In the second part of his letter to the president, Obasanjo suggested the floating of what he calls Coalition for Nigeria dubbed as the third force by the news media. He posits that the “Movement must be a coalition for democracy, good governance, social and economic well-being and progress.” It is his latest offering on what we call the way forward.

I find it difficult to digest that. Our political parties, no matter how inept, are social, economic and political movements. We do not need a supra-political party movement to drive our national development. Obasanjo, most certainly, is banking on the fickleness of our politicians who like to flock to anything that promises an easier path to political power to float this movement at this time. With the stale air of a new season of national elections wafting into our nostrils nation-wide, floating such a coalition is bound to get more than a casual notice of the nation and its people. People are easily fatigued by politics and the politicians when, as now, a nation is forced to keep its head above the storm of insecurity, growing poverty and the resurgence of those primitive things such as tribes and religions that have collectively hobbled us for so long. We live on the promises of a new beginning. Obasanjo, the newly-minted PhD from the National Open University of Nigeria, is now in the business of marketing such a promise.

The former president expects the two main parties to soon begin to haemorrhage as their leaders and followers desert them and flock to his new national movement in the false hope that joining the new bandwagon at birth is both politically wise and pragmatic. The implication of Coalition for Nigeria is that it would undermine the political parties. I find it difficult to accept that this would be good for our democracy or good governance. It would be more honest of Obasanjo to form and register a new political party. That would bring the number of our registered political parties to 68. The only man who should worry about 68 political parties with possibly 68 presidential candidates and a horrendous number of governorship and legislative aspirants should be the chairman of INEC.

It would help to remind Obasanjo that as president from 1999 –2007, he did everything he could to undermine democracy and good governance by taking it upon himself to assume powers not conferred on him by the national constitution or the constitution of his party. He treated every democratic institution with total contempt. Had he allowed democracy to flourish as our preferred choice of government by duly respecting its tenets, our situation would be different today. He did a great deal of damage to our political pluralism, a strong pillar of democracy, when he systematically destroyed all the other political parties. By 2003, only two of the five original parties were still standing after a fashion – PDP, ANPP and AD.

PDP was, of course, the party. But its failures under his watch were glaring. The culture of impunity must have flowered under Jonathan but it took roots under Obasanjo. In his eight years in power, he could not forge a political party with a clear ideology for our national development. It was no tribute to him or the credentials he claims as a democrat and the nation’s foremost patriot that he is sold on his new thesis of a national movement to drive our development. It says something for his faith in the party on whose platform he ruled this country for eight years that he left it and made a public spectacle of destroying his membership card.

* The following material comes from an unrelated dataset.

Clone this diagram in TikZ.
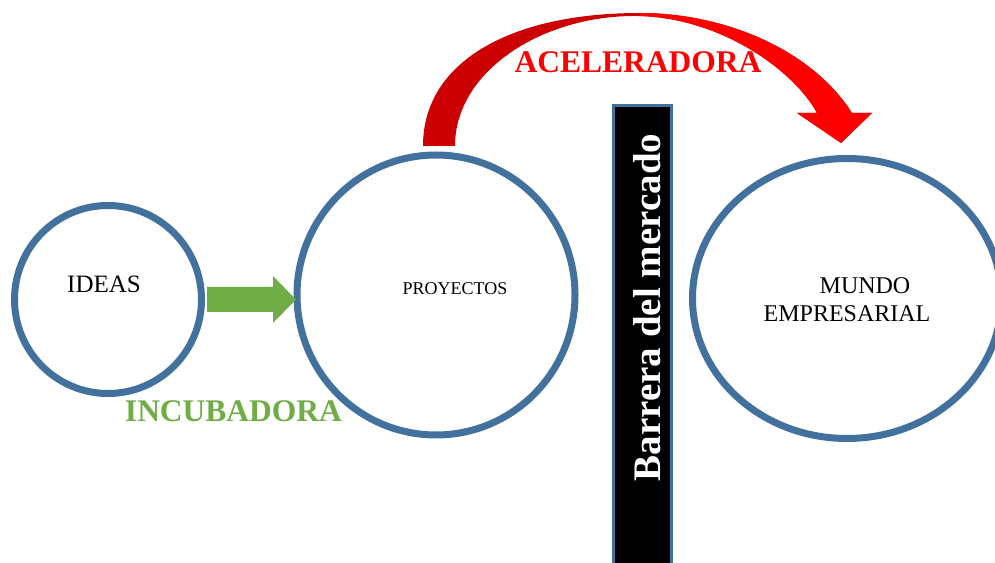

The birth of APC in 2014 captured our imagination. It caused haemorrhage in PDP. In effect, APC is a but PDP with new three-letter acronym. I can count only two men in APC who were not in PDP. They are Buhari and Senator Ahmed Bola Tinubu. Whatever may be the failures of the new party under Buhari’s watch was its inheritance from its parent political party. Obasanjo is floating Coalition for Nigeria because he has lost faith in the capacity of both Buhari and APC to meaningfully drive our national development. It is the way to go only because he is Obasanjo, our moral compass.

He offers honeyed and beguiling words and expressions intended to sway the minds of the people as products of hard-heading thinking. He says “The Movement must work out the path of development and the trajectory of development in speed, quality and equality in the short-medium and long term for Nigeria on the basis of sustainability, stability, predictability, credibility, security, cooperation and prosperity with diminishing inequality.”

It is not in our national interest to accept a supra-political movement because no such movement has room in our political structure. And unless such a movement transforms itself into a political party, its work would be but an intellectual misadventure in the brown fields of the nether world. No one would be naïve enough to suggest that we do not have enormous social, political and economic problems. We cannot fix them by seeking to undermine the constitutional platform represented by the political parties. Fixing them is, indeed, the primary duty of the political parties in power at both the centre and the constituent units of the federation.

We must never forget that individually and collectively, we are complicit in the failure of the parties to fully commit to a better and more secure nation. The election cycle is designed for the purposes of enabling the people to change the leaders in the executive branch and their representatives in the legislative branch of government whose performances in office they find disappointing or unsatisfactory. It is the true and tested path to enthroning democracy and respecting its ethos.

No movement, mass or otherwise, can drive national development outside the political parties. If each time those in power fail to satisfy us we float new movements or parties, Nigeria would be condemned to permanently groping in the dark. Obasanjo should do better at this stage than confounding the confusion. Coalition for Nigeria can take us nowhere beyond the realm of sentimentalism. Men may flock to it as the moths the naked light but it will still be a flickering candle in the wind.